新宿区自治フォーラム2015『人口減少時代の単身社会を考える』

最終更新日:2015年3月30日

 新宿自治創造研究所は、平成27年3月14日(土)午後、新宿区自治フォーラム2015「人口減少時代の単身社会を考える」を新宿文化センター小ホールで開催しました(参加者75名)。
 フォーラムでは、金安岩男・研究所長の挨拶の後、平井研究所副所長が平成26年度の研究成果である「新宿区の人口移動」、「新宿区の単身世帯の特徴~単身世帯意識調査結果から」について研究所レポートを基に概要を報告しました。

 次に、研究所アドバイザーであり都市人口学の専門家である大江守之・慶應義塾大学教授が、「新宿区における人口移動の新局面」をテーマに講演を行いました。大江氏は、「新宿区は近年、自然減を上回る社会増による人口増加が続いている。20代前後では外国人の影響もあり、転出入数が極めて多く、転入超過となっているが、30代後半以上では転出入数は均衡し、居住期間も長くなっている。流動層と定住層が混在しているのが新宿区の居住特性である。また、転入元、転出先とも隣接区が多く、『副都心居住生活圏』が形成されつつある」と話されました。

 続いて、家族社会学の専門家である宮本みち子・放送大学副学長が、「新宿区の単身化・未婚化の実像から見えること」をテーマに講演を行いました。宮本氏は、「日本社会が単身化の道を歩んでおり、新宿区はその最先端にいる。特に壮年期の単身者が増えており、その最大の原因は未婚化であり、離婚の増加も大きい。新宿区は利便性が高く、単身生活を楽しむ環境が整っている一方、一人暮らしの不安も大きい。男性、地方出身者、低所得者は高齢期の無縁化につながりやすい。
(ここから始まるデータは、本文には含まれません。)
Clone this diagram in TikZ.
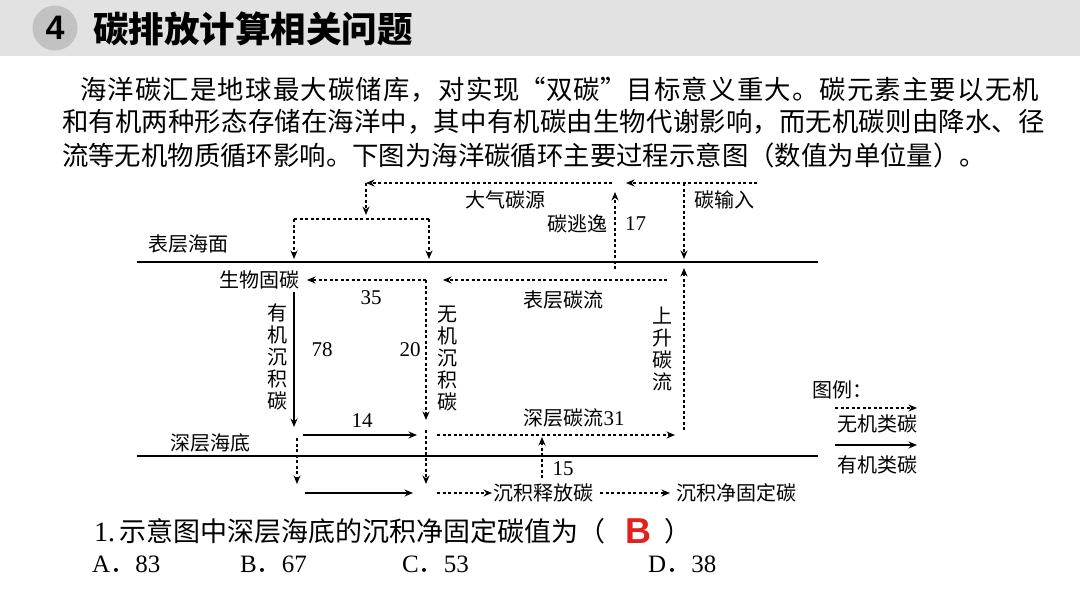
\documentclass[tikz,border=0pt]{standalone}
\usepackage{fontspec}
\setmainfont{Liberation Serif}
\newfontfamily\cjk{Noto Sans CJK SC}
\newfontfamily\hd{Liberation Sans}
\usepackage{xcolor}
\usetikzlibrary{arrows.meta, positioning}

\definecolor{bandgray}{HTML}{E2E2E2}
\definecolor{ballgray}{HTML}{C2C2C2}
\definecolor{ansred}{HTML}{E2211C}

\newcommand{\cnlq}{\makebox[1em][r]{“}}
\newcommand{\cnrq}{\makebox[1em][l]{”}}

\begin{document}
\begin{tikzpicture}[
    x=1pt, y=-1pt,
    txt/.style={anchor=west, inner sep=0pt, font=\cjk\fontsize{26.4}{30}\selectfont},
    lab/.style={inner sep=0pt, font=\cjk\fontsize{20}{22}\selectfont},
    vlab/.style={lab, align=center},
    num/.style={inner sep=0pt, font=\fontsize{21}{22}\selectfont},
    opt/.style={anchor=west, inner sep=0pt, font=\fontsize{25}{26}\selectfont},
    sea/.style={line width=1.6pt},
    flow/.style={line width=1.3pt, -{Stealth[length=8.5pt,width=7pt]}},
    iline/.style={line width=1.3pt, dash pattern=on 3pt off 2.5pt},
    iflow/.style={flow, dash pattern=on 3pt off 2.5pt}
]
\useasboundingbox (0,0) rectangle (1080,608);
\fill[white] (0,0) rectangle (1080,608);

% header band
\fill[bandgray] (0,0) rectangle (1080,56);
\node[circle, fill=ballgray, minimum size=45pt, inner sep=0pt,
  font=\hd\bfseries\fontsize{34}{34}\selectfont] (ball) at (55,28) {4};
\node[anchor=west, inner sep=0pt, font=\cjk\bfseries\fontsize{35.5}{38}\selectfont]
  (title) at (93,29) {碳排放计算相关问题};

% text
\node[txt] (para1) at (80,90) {\addfontfeatures{LetterSpace=4.4}海洋碳汇是地球最大碳储库，对实现\cnlq 双碳\cnrq 目标意义重大。碳元素主要以无机};
\node[txt] (para2) at (62,122) {\addfontfeatures{LetterSpace=0.6}和有机两种形态存储在海洋中，其中有机碳由生物代谢影响，而无机碳则由降水、径};
\node[txt] (para3) at (62,155) {流等无机物质循环影响。下图为海洋碳循环主要过程示意图（数值为单位量）。};

% sea surface and sea floor
\coordinate (sL) at (137,262);
\coordinate (sR) at (818,262);
\coordinate (dL) at (137,456);
\coordinate (dR) at (818,456);
\draw[sea] (sL) -- (sR);
\draw[sea] (dL) -- (dR);
\node[lab, anchor=west] (surf) at (148,244) {表层海面};
\node[lab, anchor=west] (deep) at (170,443) {深层海底};

% atmosphere
\coordinate (inR) at (757,183);
\coordinate (inL) at (626,183);
\coordinate (inJ) at (684,183);
\coordinate (inS) at (684,259);
\coordinate (esB) at (615,269);
\coordinate (esT) at (615,192);
\coordinate (atR) at (612,183);
\coordinate (atL) at (366,183);
\coordinate (atD) at (366,215);
\coordinate (brL) at (294,219);
\coordinate (brR) at (429,219);
\coordinate (fixT) at (294,259);
\coordinate (inoT) at (429,259);
\draw[iflow] (inR) -- (inL);
\draw[iflow] (inJ) -- (inS);
\draw[iflow] (esB) -- (esT);
\draw[iflow] (atR) -- (atL);
\draw[iflow] (atL) -- (atD);
\draw[iline] (brL) -- (brR);
\draw[iflow] (brL) -- (fixT);
\draw[iflow] (brR) -- (inoT);
\node[lab] (atm) at (505,200) {大气碳源};
\node[lab, anchor=east] (esc) at (608,224) {碳逃逸};
\node[num, anchor=west] (n17) at (625,224) {17};
\node[lab, anchor=west] (cin) at (694,200) {碳输入};

% surface layer
\node[lab, anchor=east] (bio) at (300,280) {生物固碳};
\coordinate (sfJ) at (426,280);
\coordinate (sfR) at (667,280);
\coordinate (sfT) at (443,280);
\draw[iflow, shorten >=7pt] (sfJ) -- (bio);
\draw[iflow] (sfR) -- (sfT);
\node[num] (n35) at (371,298) {35};
\node[lab] (sflow) at (563,300) {表层碳流};

% upwelling
\coordinate (upB) at (684,430);
\coordinate (upT) at (684,268);
\draw[iflow] (upB) -- (upT);
\node[vlab] (up) at (662,349) {上\\升\\碳\\流};

% deposition
\coordinate (odT) at (294,292);
\coordinate (odB) at (294,427);
\coordinate (ideB) at (426,420);
\draw[flow] (odT) -- (odB);
\draw[iflow] (sfJ) -- (ideB);
\node[vlab] (ode) at (277,357) {有\\机\\沉\\积\\碳};
\node[vlab] (ide) at (447,359) {无\\机\\沉\\积\\碳};
\node[num] (n78) at (322,350) {78};
\node[num] (n20) at (410,350) {20};

% deep layer
\coordinate (d14L) at (303,435);
\coordinate (d14R) at (417,435);
\coordinate (dcL) at (437,435);
\coordinate (dcR) at (675,435);
\coordinate (rlB) at (542,478);
\coordinate (rlT) at (542,437);
\draw[flow] (d14L) -- (d14R);
\draw[iflow] (dcL) -- (dcR);
\draw[iflow] (rlB) -- (rlT);
\node[num] (n14) at (362,421) {14};
\node[lab] (dflow) at (574,418) {深层碳流{\rmfamily\fontsize{21}{22}\selectfont 31}};
\node[num] (n15) at (563,469) {15};

% sediment
\coordinate (obT) at (297,438);
\coordinate (obB) at (297,484);
\coordinate (ibT) at (426,430);
\coordinate (ibB) at (426,484);
\coordinate (boL) at (305,493);
\coordinate (boR) at (413,493);
\coordinate (biL) at (437,493);
\draw[iflow] (obT) -- (obB);
\draw[iflow] (ibT) -- (ibB);
\draw[flow] (boL) -- (boR);
\node[lab, anchor=west] (rel) at (493,493) {沉积释放碳};
\node[lab, anchor=west] (net) at (676,493) {沉积净固定碳};
\draw[iflow, shorten >=1pt] (biL) -- (rel);
\draw[iflow, shorten <=7pt, shorten >=6pt] (rel) -- (net);

% legend
\node[lab, anchor=west] (leg) at (812,390) {图例：};
\coordinate (lgIL) at (835,408);
\coordinate (lgIR) at (917,408);
\coordinate (lgOL) at (835,445);
\coordinate (lgOR) at (917,445);
\draw[iflow] (lgIL) -- (lgIR);
\draw[flow] (lgOL) -- (lgOR);
\node[lab] (legI) at (877,424) {无机类碳};
\node[lab] (legO) at (877,465) {有机类碳};

% question
\node[anchor=west, inner sep=0pt, font=\cjk\fontsize{27}{28}\selectfont]
  (q1) at (94,531) {{\rmfamily\fontsize{28}{28}\selectfont 1.}\hspace{4pt}示意图中深层海底的沉积净固定碳值为（};
\node[inner sep=0pt, font=\hd\bfseries\fontsize{36}{36}\selectfont, text=ansred]
  (ans) at (638,531) {B};
\node[inner sep=0pt, font=\cjk\fontsize{27}{28}\selectfont] (q1r) at (678,531) {）};
\node[opt] (oA) at (92,564) {A{\cjk ．}83};
\node[opt] (oB) at (240,564) {B{\cjk ．}67};
\node[opt] (oC) at (402,564) {C{\cjk ．}53};
\node[opt] (oD) at (648,564) {D{\cjk ．}38};
\end{tikzpicture}
\end{document}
現在の高齢者は家族生活を経験した人が多いが、今の壮年期の未婚化の状況を見ると、20年後の新宿区の高齢単身者の姿は大きく変わってしまうのではないか」と話されました。

 その後、金安所長をコーディネーターとし、「人口減少時代の単身社会を考える」をテーマに、大江氏、宮本氏に加え、地域政策の専門家である牧瀬稔・地域開発研究所主任研究員とNPO法人全国地域結婚支援センター代表の板本洋子氏によるパネル・ディスカッションを行いました。牧瀬氏は「単身化にはメリットもあり、何が問題かをしっかり見据えて政策を考える必要がある」、板本氏は「地方でも東京でも、そこで働いて、結婚して子どもを産み育てながら自己実現できるというモデルを出していくことが望まれる」と話されました。さらに、大江氏は「たとえ離婚しても子どもが不幸な環境に置かれることなく、社会の中で育っていければ『子育ても安心』と感じられる」、宮本氏は「新宿は便利すぎて、家族離れ、子ども離れが進むのが心配。『家族で子育てしやすいまち』というメッセージを発信すべき。また、収入が不安定で家族を持てないという男性のサポートも必要」と話されました。最後に会場との意見交換を行い、吉住区長の挨拶の後、閉会となりました。